Rise regimes of freely rising droplets with a moderate viscosity ratio

arXiv:2606.08575v1 Announce Type: new Abstract: The dynamics of buoyant droplets rising freely in a large body of an immiscible liquid is investigated numerically for a moderate drop-to-fluid viscosity ratio $\mu^\ast$. We focus on toluene droplets rising in clean water, for which $\mu^\ast=0.62$, and vary the radius over $0.5\,\text{mm}\leq R\leq3.0\,\text{mm}$. Direct numerical simulations are performed in imposed axisymmetric and fully three-dimensional configurations. As $R$ increases, the system displays a rich sequence of rise regimes.
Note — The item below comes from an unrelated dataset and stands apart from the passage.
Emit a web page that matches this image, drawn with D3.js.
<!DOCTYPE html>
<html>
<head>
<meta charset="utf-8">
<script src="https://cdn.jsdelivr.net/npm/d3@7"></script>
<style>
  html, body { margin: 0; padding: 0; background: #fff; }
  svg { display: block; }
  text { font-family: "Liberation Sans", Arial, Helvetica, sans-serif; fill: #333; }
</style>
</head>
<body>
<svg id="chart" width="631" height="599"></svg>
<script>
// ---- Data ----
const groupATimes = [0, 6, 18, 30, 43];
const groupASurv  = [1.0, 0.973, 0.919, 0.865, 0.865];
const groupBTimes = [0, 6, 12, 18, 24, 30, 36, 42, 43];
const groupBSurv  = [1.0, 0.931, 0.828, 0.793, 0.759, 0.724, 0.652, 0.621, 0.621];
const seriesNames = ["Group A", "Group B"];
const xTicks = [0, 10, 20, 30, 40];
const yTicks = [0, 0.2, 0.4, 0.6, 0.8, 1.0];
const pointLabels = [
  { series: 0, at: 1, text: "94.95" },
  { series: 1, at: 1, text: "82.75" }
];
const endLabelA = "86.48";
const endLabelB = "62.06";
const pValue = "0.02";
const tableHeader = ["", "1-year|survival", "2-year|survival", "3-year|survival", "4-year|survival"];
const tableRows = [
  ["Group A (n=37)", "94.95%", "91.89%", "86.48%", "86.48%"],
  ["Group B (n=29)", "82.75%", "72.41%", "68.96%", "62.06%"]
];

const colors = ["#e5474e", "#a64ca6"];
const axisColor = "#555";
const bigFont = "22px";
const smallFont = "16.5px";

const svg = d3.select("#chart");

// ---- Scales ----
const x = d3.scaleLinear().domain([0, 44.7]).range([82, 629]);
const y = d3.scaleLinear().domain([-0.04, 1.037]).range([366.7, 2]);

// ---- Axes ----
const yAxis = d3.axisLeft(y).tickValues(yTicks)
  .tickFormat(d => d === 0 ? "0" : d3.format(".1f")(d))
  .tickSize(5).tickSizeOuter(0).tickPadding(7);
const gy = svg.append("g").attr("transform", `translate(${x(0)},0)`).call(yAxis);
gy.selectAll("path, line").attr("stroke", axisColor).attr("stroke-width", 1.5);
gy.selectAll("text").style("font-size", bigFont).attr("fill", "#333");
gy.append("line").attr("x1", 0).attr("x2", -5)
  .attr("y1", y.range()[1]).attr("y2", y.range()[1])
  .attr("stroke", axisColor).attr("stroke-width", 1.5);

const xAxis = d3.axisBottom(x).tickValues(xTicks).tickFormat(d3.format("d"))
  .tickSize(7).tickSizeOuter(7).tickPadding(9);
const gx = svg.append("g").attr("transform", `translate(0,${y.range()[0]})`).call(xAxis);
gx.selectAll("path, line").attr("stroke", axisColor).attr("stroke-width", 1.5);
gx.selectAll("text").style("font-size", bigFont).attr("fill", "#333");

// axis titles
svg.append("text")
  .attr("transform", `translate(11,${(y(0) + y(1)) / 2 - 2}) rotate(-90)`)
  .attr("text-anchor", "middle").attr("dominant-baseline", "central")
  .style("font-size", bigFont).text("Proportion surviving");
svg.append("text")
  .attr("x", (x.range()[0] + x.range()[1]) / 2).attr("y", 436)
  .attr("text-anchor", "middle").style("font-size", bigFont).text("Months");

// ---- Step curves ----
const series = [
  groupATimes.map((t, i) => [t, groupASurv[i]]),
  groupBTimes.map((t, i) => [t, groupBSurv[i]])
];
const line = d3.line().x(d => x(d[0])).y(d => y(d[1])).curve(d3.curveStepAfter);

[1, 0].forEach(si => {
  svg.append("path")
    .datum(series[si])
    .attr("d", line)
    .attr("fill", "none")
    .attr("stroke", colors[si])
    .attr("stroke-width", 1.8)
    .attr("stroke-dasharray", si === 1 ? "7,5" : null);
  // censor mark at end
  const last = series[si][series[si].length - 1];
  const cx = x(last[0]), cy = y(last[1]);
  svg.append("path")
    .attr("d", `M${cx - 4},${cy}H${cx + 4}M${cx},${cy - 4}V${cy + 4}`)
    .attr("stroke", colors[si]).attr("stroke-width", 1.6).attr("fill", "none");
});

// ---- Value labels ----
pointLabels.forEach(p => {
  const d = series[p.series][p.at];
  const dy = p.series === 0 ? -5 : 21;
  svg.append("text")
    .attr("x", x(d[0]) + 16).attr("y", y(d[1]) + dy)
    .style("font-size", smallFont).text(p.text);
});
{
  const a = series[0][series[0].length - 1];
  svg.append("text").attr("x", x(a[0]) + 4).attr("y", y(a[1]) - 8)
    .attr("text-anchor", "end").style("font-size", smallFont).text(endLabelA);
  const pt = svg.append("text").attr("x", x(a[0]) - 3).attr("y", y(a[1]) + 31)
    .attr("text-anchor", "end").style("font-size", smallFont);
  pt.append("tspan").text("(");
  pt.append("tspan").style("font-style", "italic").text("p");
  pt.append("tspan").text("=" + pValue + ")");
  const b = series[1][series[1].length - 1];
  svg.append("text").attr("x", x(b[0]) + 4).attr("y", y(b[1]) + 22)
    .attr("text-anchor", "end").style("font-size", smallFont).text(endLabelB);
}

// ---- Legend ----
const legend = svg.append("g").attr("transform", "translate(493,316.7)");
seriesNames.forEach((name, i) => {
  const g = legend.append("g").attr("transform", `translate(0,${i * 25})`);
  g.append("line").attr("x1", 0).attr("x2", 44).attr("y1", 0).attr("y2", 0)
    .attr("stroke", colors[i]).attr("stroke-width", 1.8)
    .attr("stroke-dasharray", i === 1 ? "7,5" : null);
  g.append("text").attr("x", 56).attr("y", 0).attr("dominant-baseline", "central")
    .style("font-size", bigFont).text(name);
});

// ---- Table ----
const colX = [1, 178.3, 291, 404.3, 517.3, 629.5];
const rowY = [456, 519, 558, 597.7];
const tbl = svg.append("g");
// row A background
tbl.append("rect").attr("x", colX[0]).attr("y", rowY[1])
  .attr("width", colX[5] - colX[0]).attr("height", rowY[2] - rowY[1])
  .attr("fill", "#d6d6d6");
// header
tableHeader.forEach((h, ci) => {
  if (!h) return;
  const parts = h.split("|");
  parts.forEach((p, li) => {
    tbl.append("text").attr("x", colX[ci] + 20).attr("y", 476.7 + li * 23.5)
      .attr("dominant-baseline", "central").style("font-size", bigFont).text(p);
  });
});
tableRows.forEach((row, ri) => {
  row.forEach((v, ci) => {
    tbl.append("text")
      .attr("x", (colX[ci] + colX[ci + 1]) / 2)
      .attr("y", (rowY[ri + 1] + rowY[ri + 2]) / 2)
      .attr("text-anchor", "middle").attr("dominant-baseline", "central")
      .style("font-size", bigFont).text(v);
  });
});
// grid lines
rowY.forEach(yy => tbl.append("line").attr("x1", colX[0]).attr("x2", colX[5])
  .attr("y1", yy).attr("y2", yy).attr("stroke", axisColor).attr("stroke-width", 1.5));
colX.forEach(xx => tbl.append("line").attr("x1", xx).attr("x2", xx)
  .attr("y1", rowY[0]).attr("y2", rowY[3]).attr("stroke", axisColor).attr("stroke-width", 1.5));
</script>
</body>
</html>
Starting from steady vertical rise with an axisymmetric disturbance flow, it first undergoes an internal flow instability associated with an azimuthal mode $m=2$, leading to a biplanar-symmetric wake and reduced terminal speed. This state is followed by a steady oblique regime, in which the $m=1$ mode also becomes unstable and coexists with the $m=2$ mode. At larger radii, the path becomes nearly vertical again before the flow enters an $m=2$ rotating-wave regime, where the wake drifts azimuthally at an approximately constant angular velocity. For still larger droplets, persistent shape oscillations and vortex shedding lead to fully three-dimensional chaotic paths. Simulations initialised from finite-amplitude asymmetric states further reveal several multistable size ranges, in which distinct terminal states coexist depending on the initial condition. Taken together, these findings show that the path instability of moderate-viscosity-ratio droplets differs fundamentally from that of bubbles and solid particles: in most regimes encountered here, axisymmetry breaking is initiated within the droplet, highlighting the central role of the internal flow instability in shaping the subsequent wake structure, rise speed and droplet dynamics.